Just as important as the attempt to disguise profit motive and landlord power is the effort to dodge whatever negative connotations attach to the term landlord. “Housing provider” is meant to avoid images of rapaciousness and greed, or to conjure images of benevolence and even charity, or to do both. The use of the phrase is, in other words, an attempt, acknowledged by the industry, to control a narrative. As such it is a political act, an effort to persuade and to establish a particular understanding of who landlords are and what they do, all in the service of influencing public debate and public policy. This is not to argue that tenants don’t also try to influence the public narrative; of course they do. It is merely to note that this phrase, “housing provider,” is a calculated bid to construct meaning in a highly contested policy area and it needs to be recognized as such. Those who choose to adopt the phrase choose to adopt the narrative.

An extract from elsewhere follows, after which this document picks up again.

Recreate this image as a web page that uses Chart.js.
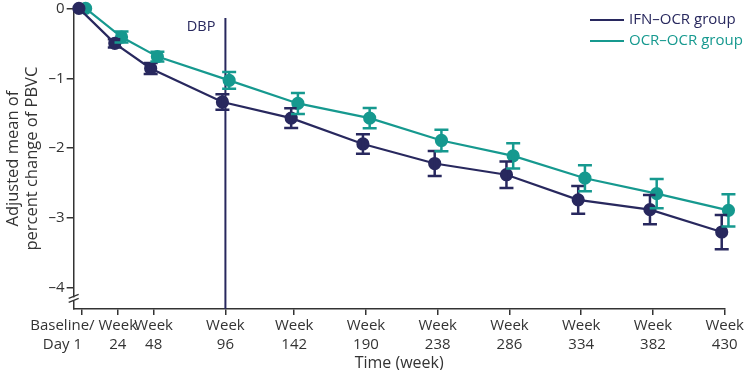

If the landlord industry truly wants to do something to burnish its public image, it might consider publicly rejecting or sanctioning members of its community who hiked rents in Los Angeles County by 20% in the aftermath of the fires of January 2025. It might help to police property owners who evicted tenants during the pandemic in violation of federal and local laws. It might take action to address sexual harassment of low-income women by landlords, or address any of a number of discriminatory or exploitative practices that haunt the industry. Those wishing to hide behind the “housing provider” label will argue that not all landlords are bad, which is of course true. They will say only a portion of landlords engage in the practices that give landlord its stigma. But, if the only response by the industry is to stop using the word landlord, it betrays a self-serving concern that does little to improve negative public perceptions and, in fact, largely confirms them.
We don’t call Exxon an “oil provider,” nor do we call GM an “automobile provider.” We don’t even call the corner mom-and-pop store a “grocery provider.” There is no reason to accept the kind of politically motivated doublespeak behind the rise of “housing provider.”